Will keep for up to a week refrigerated.
In addition to sharing the recipe, I also wanted to share a few photos from my weekend on the road. Most of the photos here are from Preston, Minnesota, a teeny, tiny little farm town close to the Iowa border. I had about 1 1/2 hours to kill as Aimée caught up with a friend of hers that now lives there, so I wandered the city. It was a Sunday morning, and only the grocery store and one sandwich shop were open. It was hot and humid, the air felt thick, and everything was lush crazy green. I walked from one side of the town to the other, and came across all sorts of stuff that you only find in small towns with agrarian pasts, like abandoned tractors, gas stations, feed mills. It was eerily quiet - most of the time I was the only person on the street, even though it was the middle of the day.

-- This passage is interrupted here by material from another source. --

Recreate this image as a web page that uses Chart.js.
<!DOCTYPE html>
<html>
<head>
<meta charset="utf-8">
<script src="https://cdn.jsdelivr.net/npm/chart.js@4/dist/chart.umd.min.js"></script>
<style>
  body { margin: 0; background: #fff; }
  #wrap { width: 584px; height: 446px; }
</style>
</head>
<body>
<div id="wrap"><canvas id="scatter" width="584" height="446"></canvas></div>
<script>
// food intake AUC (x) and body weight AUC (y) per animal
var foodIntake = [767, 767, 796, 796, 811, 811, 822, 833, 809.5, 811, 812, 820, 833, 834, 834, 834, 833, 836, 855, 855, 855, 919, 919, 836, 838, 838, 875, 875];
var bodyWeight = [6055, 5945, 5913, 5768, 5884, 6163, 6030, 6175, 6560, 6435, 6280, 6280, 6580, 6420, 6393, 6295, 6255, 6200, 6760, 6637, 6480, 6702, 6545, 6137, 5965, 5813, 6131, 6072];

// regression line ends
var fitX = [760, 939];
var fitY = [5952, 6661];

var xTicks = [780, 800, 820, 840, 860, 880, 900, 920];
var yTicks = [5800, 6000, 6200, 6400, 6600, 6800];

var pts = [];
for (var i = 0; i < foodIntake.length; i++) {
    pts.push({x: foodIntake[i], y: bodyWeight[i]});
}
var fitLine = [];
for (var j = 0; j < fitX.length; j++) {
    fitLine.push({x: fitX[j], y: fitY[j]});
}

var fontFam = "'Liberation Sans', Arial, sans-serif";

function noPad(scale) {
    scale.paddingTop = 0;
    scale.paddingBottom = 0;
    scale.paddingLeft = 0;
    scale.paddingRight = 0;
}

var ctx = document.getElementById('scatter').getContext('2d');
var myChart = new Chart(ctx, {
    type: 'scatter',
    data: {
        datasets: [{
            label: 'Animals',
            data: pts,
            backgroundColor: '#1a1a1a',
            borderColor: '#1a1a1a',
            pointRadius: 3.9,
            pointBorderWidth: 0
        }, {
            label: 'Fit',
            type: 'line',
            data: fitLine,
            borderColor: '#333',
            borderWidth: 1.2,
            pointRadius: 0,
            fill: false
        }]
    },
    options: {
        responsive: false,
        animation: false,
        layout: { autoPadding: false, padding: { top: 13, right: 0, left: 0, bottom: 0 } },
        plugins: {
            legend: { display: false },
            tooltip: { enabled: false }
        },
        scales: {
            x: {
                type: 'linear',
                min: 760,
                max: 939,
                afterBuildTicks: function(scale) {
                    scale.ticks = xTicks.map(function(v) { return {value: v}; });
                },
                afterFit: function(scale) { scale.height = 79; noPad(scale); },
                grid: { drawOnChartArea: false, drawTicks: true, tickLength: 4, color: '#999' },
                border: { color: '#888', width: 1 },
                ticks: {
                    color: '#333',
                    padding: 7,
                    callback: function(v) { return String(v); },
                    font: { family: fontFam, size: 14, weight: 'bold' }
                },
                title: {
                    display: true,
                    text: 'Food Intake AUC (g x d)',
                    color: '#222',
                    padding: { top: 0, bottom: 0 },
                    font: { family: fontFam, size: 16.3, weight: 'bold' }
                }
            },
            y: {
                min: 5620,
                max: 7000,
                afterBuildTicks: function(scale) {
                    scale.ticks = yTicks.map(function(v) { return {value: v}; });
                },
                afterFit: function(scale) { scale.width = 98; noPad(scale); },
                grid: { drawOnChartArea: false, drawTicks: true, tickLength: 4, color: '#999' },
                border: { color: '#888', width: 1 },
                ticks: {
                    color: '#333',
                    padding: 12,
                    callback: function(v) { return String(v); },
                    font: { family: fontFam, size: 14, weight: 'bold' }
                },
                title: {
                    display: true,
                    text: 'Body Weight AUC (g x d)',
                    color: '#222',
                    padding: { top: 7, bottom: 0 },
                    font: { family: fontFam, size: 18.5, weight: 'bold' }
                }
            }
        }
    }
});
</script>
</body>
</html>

Once we got to Decorah, I put down my camera and got busy socializing. I was awfully busy hanging out at the Oneota Community Co-op - the local gathering place and my first co-op love. We caught up with old friends, had a wonderful lunch, and bought ingredients for the potluck we were attending that night. Then off to the river for a swim, where we jumped off the bank and floated downstream, only to crawl out, walk upstream, and do it again. And again. And again. After sunning ourselves on the rocky shore, we went to a friends' house to prepare food for a community sing & potluck that night out in the country. I made a big raw kale salad, my friend made a beautiful fruit salad, and our friends brought watermelon. It was so beautiful. We headed out to the country to the big home of the family that was hosting. The husband is a builder and built an amazing home that is geothermally cooled and heated, and built in the middle of the woods. Big windows overlook the valleys, and everything is big and open and airy. More than 30 people of all ages were circled around in the living room, basking in the glow of community and positivity, with bellies full of homemade food. We spent the night singing rounds and protest songs. Aimée is a gift musician and singer, as are most of the people that were there, and the voices and music that came out of that night were nothing short of pure beauty. At the end of it all, I collapsed into bed while a hot summer night storm rumbled through the valley.
When morning came, the sun shone bright on the field of Queen Anne's Lace and goldenrod, drying the leftover drops of rain in the field. In a strange twist of fate, I had a flat tire, which was promptly fixed by a nice man named Don and his trusty repair shop. Thankfully, we were able to walk to the co-op where we spent the morning catching up with other townies and relishing in the warmth of friendship. Then Aimée busted out a guitar and our friend Pine Wilson showed up with her accordion and they played gypsy music right there in the co-op. It was heaven.
My friends are so effin' cool. I am so lucky.
Here are a few images to give you the feel of my weekend...
For those of you that d have never spent time any time in small Midwestern towns, the site of abandoned tractors, grain silos, and posters for potluck dinners is completely and totally normal. The green of this grass is also totally unretouched - my little corner of the Midwest just looks that lush all the time. Pretty amazing, huh? I didn't snap any out the window photos as we drove through the rolling farmlands because I was too caught up in feeling the breeze and watching it pass by to think about grabbing my camera. Truly, very little beats the landscape of southeast Minnesota and northeast Iowa. Bluffs, rivers, lush green farmland, hills, valleys, trees, caves....
This land is my heart.
I was so inspired by my trip to Decorah that I decided to jump ship from the city this weekend too, and head out to reconnect with the Earth. So, yesterday I left Minneapolis with a car of camping gear and I am currently far far away from computers and such (I love scheduling posts to publish). :) I drove up to the Apostle Islands lakeshore and found somewhere to camp and am spent the day exploring all trails and sea caves and trees and stuff. I've always wanted to see the Apostle Islands, so why not now? Then this morning I am driving to Ashland, Wisconsin to attend the Lake Superior Traditional Ways Gathering. I am meeting up with friends and we will spend 4 days camping on the shore of the lake and learning various traditional skills from tanning deer hide and making stone knives to food preservation, felting, and foraging wild herbs. Pretty cool, right? I can't wait!
I hope to write about what I made for gluten-free, allergy-friendly camping food, as well as what I learned, so stay posted, and I'll be back soon with loads of photos and information. But right now I'm in the woods, connecting with the land, and warding off ticks with raw garlic and relishing in being far away EMF pollution, my alarm clock, and car exhaust.